Does Speed of Drying Affect Flooring Stability?

Will wood that is dried more slowly be more stable in service? Not necessarily. April 18, 2010

Is there any logic to the statement that the slower oak is dried, the more stable it is later? I'm looking for a source of really wide white oak flooring (8"+) and get conflicting info from suppliers.

Forum Responses
(Sawing and Drying Forum)
From contributor M:
I like to see oak aged/air dried/relaxed for 6-9 months before going into a kiln.

From contributor S:
We have been making wide plank floors for years (8"-12"). My feelings on drying hardwoods are simple: the MC needs to be 6-8%. Wood dried in a steam kiln has a greater chance of stress put in during drying than a dehumidification kiln. Does green dried oak move more than air dried before drying? I haven't noticed any difference. White oak has more twisted grain cells than red oak has, so twisting, cupping, moving might be more. Also, the wider the floor, the more surface area is exposed to moisture changes once installed. So to answer the question, if the wood is dried to the kiln schedule and to the right MC, you should be fine.

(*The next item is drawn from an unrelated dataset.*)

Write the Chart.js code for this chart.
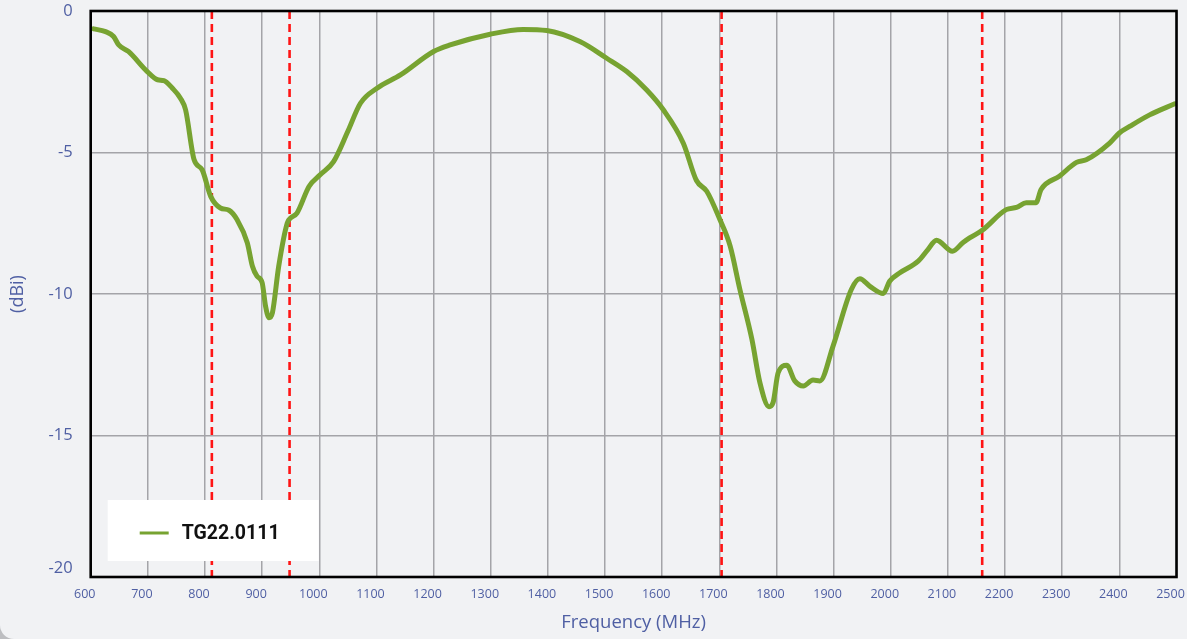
<!DOCTYPE html>
<html>
<head>
<meta charset="utf-8">
<title>TG22.0111 gain</title>
<script src="https://cdn.jsdelivr.net/npm/chart.js@4.4.1/dist/chart.umd.min.js"></script>
<style>
  html, body { margin: 0; padding: 0; background: #bdbec1; }
  #card { width: 1187px; height: 639px; background: #f1f2f4; border-bottom-left-radius: 14px; overflow: hidden; }
  canvas { display: block; }
</style>
</head>
<body>
<div id="card"><canvas id="gainChart" width="1187" height="639"></canvas></div>
<script>
// frequency (MHz) / gain (dBi)
const frequencies = [
  605, 626, 640, 649, 666, 699, 717, 728, 743, 757, 766, 781, 795, 810,
  827, 842, 856, 874, 883, 891, 900, 906, 912, 918, 929, 944, 950, 961,
  982, 1002, 1025, 1050, 1072, 1101, 1142, 1200, 1229, 1299, 1357, 1398,
  1456, 1503, 1538, 1573, 1602, 1637, 1660, 1678, 1701, 1719, 1736, 1757,
  1771, 1787, 1794, 1803, 1818, 1832, 1847, 1864, 1876, 1899, 1931, 1946,
  1963, 1987, 1998, 2016, 2048, 2065, 2080, 2108, 2126, 2138, 2160, 2202,
  2220, 2237, 2254, 2263, 2295, 2325, 2342, 2383, 2400, 2418, 2453, 2497
];
const gains = [
  -0.63, -0.73, -0.90, -1.20, -1.43, -2.14, -2.43, -2.46, -2.73, -3.08, -3.49, -5.26, -5.61, -6.55,
  -6.96, -7.04, -7.37, -8.19, -9.02, -9.37, -9.60, -10.43, -10.84, -10.66, -9.02, -7.49, -7.31, -7.14,
  -6.20, -5.78, -5.32, -4.25, -3.26, -2.73, -2.26, -1.43, -1.20, -0.82, -0.65, -0.69,
  -1.08, -1.67, -2.14, -2.79, -3.49, -4.67, -5.99, -6.37, -7.37, -8.31, -9.84, -11.60,
  -13.13, -13.98, -13.84, -12.78, -12.52, -13.07, -13.25, -13.04, -13.07, -11.84, -9.84, -9.46,
  -9.72, -9.98, -9.55, -9.25, -8.84, -8.43, -8.10, -8.49, -8.19, -8.02, -7.75, -7.02,
  -6.94, -6.78, -6.78, -6.31, -5.84, -5.35, -5.26, -4.67, -4.31, -4.08, -3.67, -3.28
];
const seriesName = 'TG22.0111';

// band edges (red dashed lines)
const markerFrequencies = [812, 948, 1704, 2160];

const xTickValues = [600, 700, 800, 900, 1000, 1100, 1200, 1300, 1400, 1500, 1600, 1700,
  1800, 1900, 2000, 2100, 2200, 2300, 2400, 2500];
const yTickValues = [0, -5, -10, -15, -20];

const labelColor = '#4f5fa3';
const fontFamily = '"Open Sans", "Noto Sans", sans-serif';

const markerSets = markerFrequencies.map(f => ({
  label: 'marker',
  data: [{ x: f, y: yTickValues[0] }, { x: f, y: yTickValues[yTickValues.length - 1] }],
  borderColor: '#ff1414',
  borderWidth: 2.6,
  borderDash: [8, 5],
  pointRadius: 0,
  order: 2
}));

// keep the lowest y label inside the plot, like the original
const liftBottomLabel = {
  id: 'liftBottomLabel',
  beforeDraw(chart) {
    const y = chart.scales.y;
    const items = y.getLabelItems();
    items.forEach(it => {
      const t = it.options.translation;
      if (t && t[1] > chart.chartArea.bottom - 8) t[1] = chart.chartArea.bottom - 9;
    });
  }
};

// white legend box in the lower left of the plot + black frame
const frameAndLegend = {
  id: 'frameAndLegend',
  afterDatasetsDraw(chart) {
    const { ctx, chartArea: a } = chart;
    const ds = chart.data.datasets[0];
    ctx.save();
    const bx = a.left + 17, by = a.bottom - 77;
    ctx.fillStyle = '#ffffff';
    ctx.fillRect(bx, by, 211, 61);
    ctx.strokeStyle = ds.borderColor;
    ctx.lineWidth = 3;
    ctx.beginPath();
    ctx.moveTo(bx + 32, by + 33);
    ctx.lineTo(bx + 61, by + 33);
    ctx.stroke();
    ctx.fillStyle = '#111111';
    ctx.font = 'bold 19.5px Roboto, sans-serif';
    ctx.textBaseline = 'middle';
    ctx.fillText(ds.label, bx + 74, by + 34);

    ctx.strokeStyle = '#000000';
    ctx.lineWidth = 2.6;
    ctx.strokeRect(a.left, a.top, a.right - a.left, a.bottom - a.top);
    ctx.restore();
  }
};

new Chart(document.getElementById('gainChart'), {
  type: 'line',
  data: {
    datasets: [
      {
        label: seriesName,
        data: frequencies.map((f, i) => ({ x: f, y: gains[i] })),
        borderColor: '#77a331',
        borderWidth: 5,
        borderJoinStyle: 'round',
        borderCapStyle: 'round',
        cubicInterpolationMode: 'monotone',
        pointRadius: 0,
        order: 1
      },
      ...markerSets
    ]
  },
  options: {
    responsive: false,
    animation: false,
    layout: { padding: { top: 11, right: 10.5, bottom: 0, left: 0 } },
    plugins: {
      legend: { display: false },
      tooltip: { enabled: false }
    },
    scales: {
      x: {
        type: 'linear',
        min: xTickValues[0],
        max: xTickValues[xTickValues.length - 1],
        afterBuildTicks: s => { s.ticks = xTickValues.map(v => ({ value: v })); },
        afterFit: s => { s.height = 62; s.paddingLeft = 0; s.paddingRight = 0; },
        grid: { color: '#a4a4a8', lineWidth: 1.5, drawTicks: false },
        border: { display: false },
        ticks: {
          color: labelColor,
          font: { family: fontFamily, size: 12.5 },
          padding: 10,
          labelOffset: -6,
          maxRotation: 0,
          callback: v => String(v)
        },
        title: {
          display: true,
          text: 'Frequency (MHz)',
          color: labelColor,
          font: { family: fontFamily, size: 18.5 },
          padding: { top: 2, bottom: 5 }
        }
      },
      y: {
        type: 'linear',
        min: yTickValues[yTickValues.length - 1],
        max: yTickValues[0],
        afterBuildTicks: s => { s.ticks = yTickValues.map(v => ({ value: v })); },
        afterFit: s => { s.width = 90.7; s.paddingTop = 0; s.paddingBottom = 0; },
        grid: { color: '#a4a4a8', lineWidth: 1.5, drawTicks: false },
        border: { display: false },
        ticks: { color: labelColor, font: { family: fontFamily, size: 16.5 }, padding: 18, callback: v => String(v) },
        title: {
          display: true,
          text: '(dBi)',
          color: labelColor,
          font: { family: fontFamily, size: 18 },
          padding: { top: 7, bottom: 0 }
        }
      }
    }
  },
  plugins: [liftBottomLabel, frameAndLegend]
});
</script>
</body>
</html>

From Professor Gene Wengert, forum technical advisor:
All size changes are related to MC changes, so proper drying to the correct final MC will minimize size changes in use. The speed of drying (KD green from the saw or air drying a year and then KD) has nothing significant to do with stability. What you quoted about speed and stability is a statement that pops up every so often but is not true. I am not sure where it came from unless slow, long drying assured that the final MC was correct, compared to fast drying where the final MC could be variable.